The Ontario Power Authority has said that Ontario has close to 2,000 MWs of wind power in operation with another 3,800 MWs under development. In its year-end review, the IESO reported that wind turbines churned out 4.6 TWs of electricity in 2012 up from 3.9 TWs the year before. (A TW is a billion kW hours).

That meant wind supplied 3% of the province's power last year, out-producing coal at 2.8%. The numbers delighted the Canadian Wind Energy Association. "It's a sign of things to come", said vice president Brandy Giannetta. "We've really proven ourself as a resource".

But wind's increase presents some challenges to the province's power system, which sometimes has too much power flowing onto the grid. Energy consultant Bruce Sharp noted that when there's a surplus, wind turbines continue producing power but the system operators throttle back production at Bruce Power's nuclear plants-while still paying them for the lost production.

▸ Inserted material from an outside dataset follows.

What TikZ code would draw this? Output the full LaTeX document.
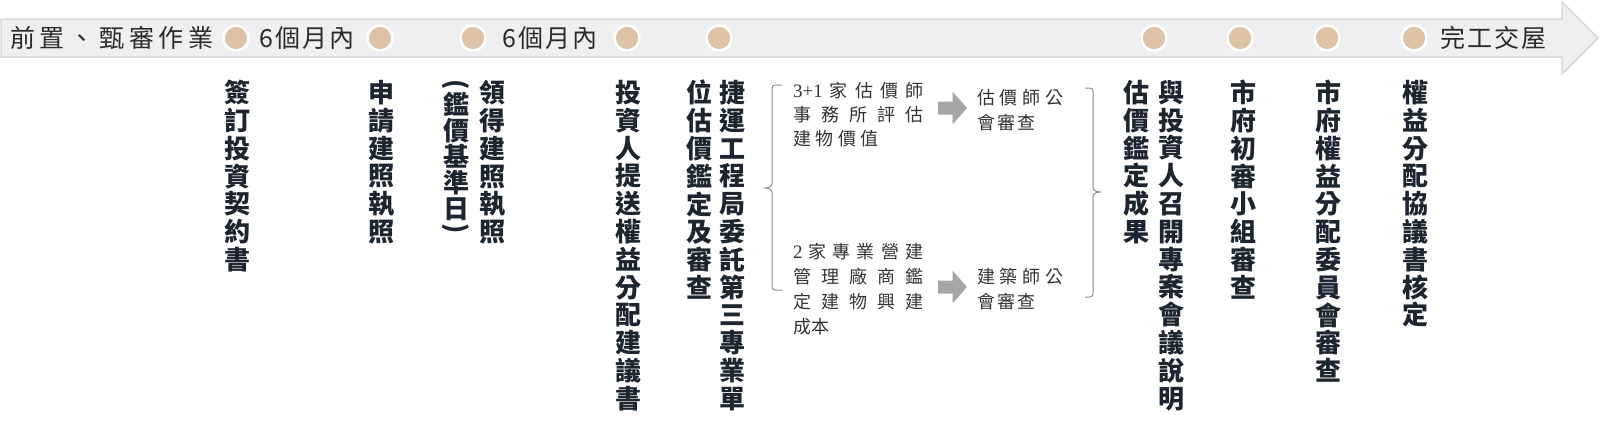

Meanwhile, Ontario Power Generation also spills water at some of its hydroelectric-electric stations to make room for the wind power on the grid. In effect, he said, that replaces low-cost hydroelectric power with higher-priced wind power. nuclear power is still the mainstay of Ontario's power supply, making up almost 57% of last year's supply compared with 55% the year before.

That could well grow this year, as two long-idle units at Bruce Power's nuclear station returned to production late in 2012. The wholesale price of power also crept high in 2012, the IESO reported. It rose to 7.37 ¢ a kW hour from 7.16 ¢. In 2011, it was 6.52 ¢. That price does not include delivery and regulatory charges.

Consumers don't pay that price directly. They either pay time-of-use rates, which are adjusted twice a year; or they buy their power from an energy retailer. But the wholesale price underlies consumer prices. Critics have blamed the increase in renewable power such as wind for the rise in prices.

Giannetta argued that's not the case, noting that the price of wind power for contracts going forward was trimmed this year from 13.5 ¢ a kW hour to 11.5 ¢. That's competitive with other types of new generation, she said.